By Todd Eberly
There is a great graphic included with the release of the new St. Mary's College Maryland Poll. It tracks candidate support from the first statewide poll taken in October of 2013 up though the college's just released poll.
Anthony Brown is the sitting, two-term lieutenant governor. He has been running for this nomination for the past year. He has raked in the endorsement of every high profile Democrat in Maryland, multiple special interest groups, and Bill Clinton. And yet his level of support has fallen by nearly 14 percentage points since October.
Doug Gansler is the sitting, two-term attorney general. He scared away any competition in 2010 and was reelected with better than 90% of the vote. He's been running for the nomination since his first election as attorney general (he often joked AG actually meant aspiring governor). He officially declared his candidacy back in September. Since then, his support has fallen by over 10 percentage points.
Heather Mizeur was a little known and very progressive delegate from Montgomery County when she announced that she was going to join the race as well. Few in the press took her seriously at the time, but she has run a clean and rather uplifting campaign. Her level of support has increased by 2.5 percentage points - though she's still in the single digits.
Meanwhile, "No Preference" has become a voter favorite, as reported in yesterday's analysis. Mr. Preference was trailing Lt. Gov. Brown by nearly 8 points in October, but has since surged 21 points to become the unmistakable leader in the race.
A sad state of affairs
This is a sad state of affairs folks. We have two rather well known and established candidates in Brown and Gansler - and yet, the more they campaign and the more people learn about them the less people seem to like them. Mizeur is the only candidate gaining ground, she still has a lot of ground to make up, but it's easier to gain on an opponent who is falling.
Gansler has been hounding Brown on the failure of the Maryland health exchange, continually questioning his leadership skills and qualifications to office. Though the leadership in the Maryland General Assembly effectively whitewashed any meaningful investigation, it's clear the matter has harmed Brown.

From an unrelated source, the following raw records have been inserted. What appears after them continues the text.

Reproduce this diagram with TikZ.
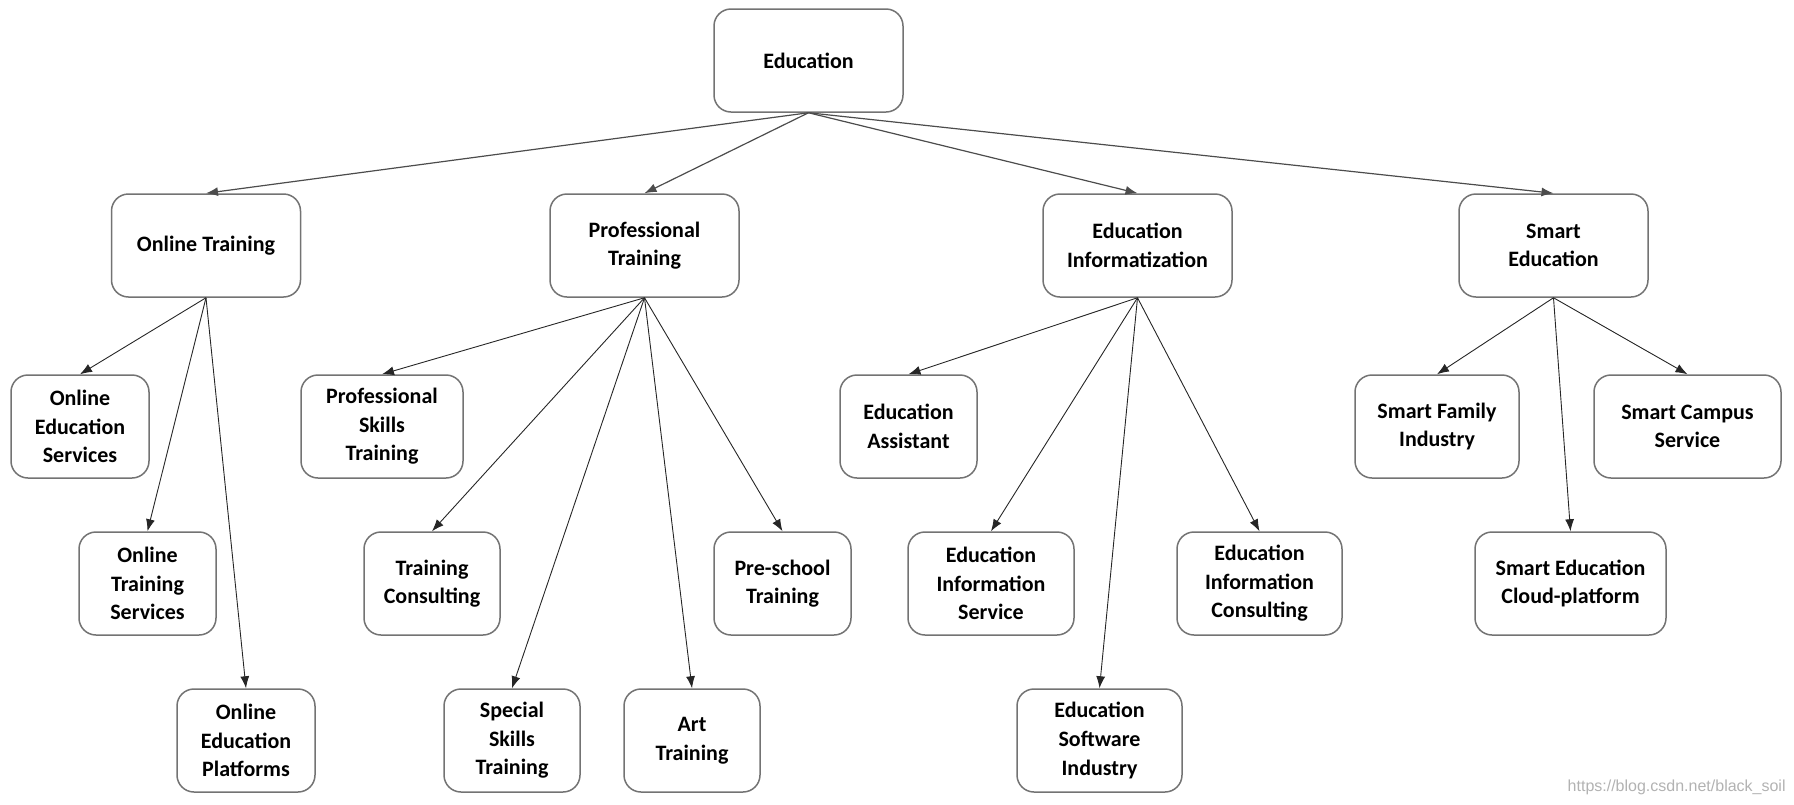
\documentclass[tikz,border=0pt]{standalone}
\usepackage{fontspec}
\setmainfont{Carlito}
\newfontfamily\markfont{Liberation Sans}
\usetikzlibrary{arrows.meta}

\begin{document}
\begin{tikzpicture}[x=0.5pt, y=-0.5pt,
    box/.style={draw=black!55, line width=0.75pt, rounded corners=8.5pt,
        align=center, inner sep=2pt, minimum height=51.5pt,
        font=\bfseries\fontsize{11}{14.3}\selectfont},
    wide/.style={box, minimum width=94.5pt},
    link/.style={-{Latex[length=6pt, width=4.5pt]}, line width=0.45pt, black!85}]
    %% Education tree

    % Frame
    \useasboundingbox (0,0) rectangle (1794,804);

    % Root and first level
    \node[wide] (edu) at (808.5,60.5) {Education};
    \node[wide] (ot) at (206,245.5) {Online Training};
    \node[wide] (pt) at (644.5,245.5) {Professional\\Training};
    \node[wide] (ei) at (1137.5,245.5) {Education\\Informatization};
    \node[wide] (se) at (1553.5,245.5) {Smart\\Education};

    % Second level
    \node[box, minimum width=69pt] (oes) at (80,426.5) {Online\\Education\\Services};
    \node[box, minimum width=81pt] (pst) at (382,426.5) {Professional\\Skills\\Training};
    \node[box, minimum width=68.5pt] (ea) at (908.5,426.5) {Education\\Assistant};
    \node[box, minimum width=82pt] (sfi) at (1437,426.5) {Smart Family\\Industry};
    \node[box, minimum width=93.5pt] (scs) at (1687.5,426.5) {Smart Campus\\Service};

    % Third level
    \node[box, minimum width=68.5pt] (ots) at (147.5,583.5) {Online\\Training\\Services};
    \node[box, minimum width=68pt] (tc) at (432,583.5) {Training\\Consulting};
    \node[box, minimum width=68.5pt] (pre) at (782.5,583.5) {Pre-school\\Training};
    \node[box, minimum width=83pt] (eis) at (991,583.5) {Education\\Information\\Service};
    \node[box, minimum width=82.5pt] (eic) at (1259.5,583.5) {Education\\Information\\Consulting};
    \node[box, minimum width=95.5pt] (secp) at (1570.5,583.5) {Smart Education\\Cloud-platform};

    % Fourth level
    \node[box, minimum width=69pt] (oep) at (246,740.5) {Online\\Education\\Platforms};
    \node[box, minimum width=68pt] (sst) at (512,740.5) {Special\\Skills\\Training};
    \node[box, minimum width=68pt] (art) at (692,740.5) {Art\\Training};
    \node[box, minimum width=82.5pt] (esi) at (1099.5,740.5) {Education\\Software\\Industry};

    % Watermark
    \node[anchor=east, inner sep=0pt, text=black!30, font=\markfont\fontsize{8}{9}\selectfont]
        (mark) at (1786,787) {https://blog.csdn.net/black\_soil};

    % Links from the root
    \draw[link, black!70, line width=0.6pt] (edu.south) -- (ot.north);
    \draw[link, black!70, line width=0.6pt] (edu.south) -- (pt.north);
    \draw[link, black!70, line width=0.6pt] (edu.south) -- (ei.north);
    \draw[link, black!70, line width=0.6pt] (edu.south) -- (se.north);

    % Online training
    \draw[link] (ot.south) -- (oes.north);
    \draw[link] (ot.south) -- (ots.north);
    \draw[link] (ot.south) -- (oep.north);

    % Professional training
    \draw[link] (pt.south) -- (pst.north);
    \draw[link] (pt.south) -- (tc.north);
    \draw[link] (pt.south) -- (sst.north);
    \draw[link] (pt.south) -- (art.north);
    \draw[link] (pt.south) -- (pre.north);

    % Education informatization
    \draw[link] (ei.south) -- (ea.north);
    \draw[link] (ei.south) -- (eis.north);
    \draw[link] (ei.south) -- (esi.north);
    \draw[link] (ei.south) -- (eic.north);

    % Smart education
    \draw[link] (se.south) -- (sfi.north);
    \draw[link] (se.south) -- (secp.north);
    \draw[link] (se.south) -- (scs.north);

\end{tikzpicture}
\end{document}
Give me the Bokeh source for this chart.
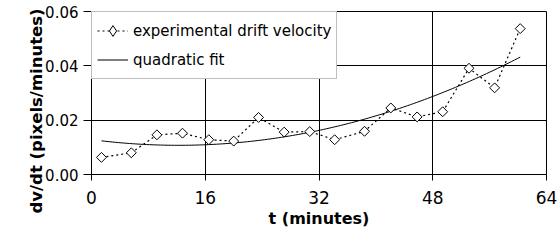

Brown often responds to Gansler's criticisms by dismissing the attorney general as reckless and unprepared. Gansler has been dogged by early scandals concerning his treatment of state troopers assigned to drive him and owing to his presence at a graduation party where underage drinking was taking place. Many believe that at least one of those "scandals" was fed to the press by the Brown campaign and it's clear that they have harmed Gansler.
In recent days, Brown and Gansler have accelerated the war of words. The graphic above explains why. It's clear that voters don't like either man - so now, each is simply trying to become the one that voters dislike less. How inspiring. It's a sad state of affairs.
Gansler and Brown had better watch out. They're each doing such an effective job convincing the public to reject the other that by Primary Day on June 24th they may just discover that they were so busy tearing each other down they didn't notice how effectively they were building Mizeur up.
Todd Eberly is associate professor of political science and Coordinator of Public Policy Studies at St. Mary’s College of Maryland. He is currently on sabbatical writing a book, and had no involvement in the new poll.
The comment function is broken, and we can’t seem to fix it until we do a redesign to launch next week. If you'd like to have a comment on this story posted, send it to Len@MarylandReporter.com subject line: Comment
Len - Am really disappointed with the unbalanced coverage regarding who is running for Governor. Todd Eberly’s article on Gansler and Brown would lead one to believe that the only party that has candidates running is the Democrat party. How about an article focusing on the Republican candidates? thanks,
SueAnn in Annapolis
Len responds: Eberly covered the Republicans in the poll in the article the day before, posted on Wednesday. What he says won't likely make you happy, but I should point out that there is no public polling that could track the GOP race in the same way.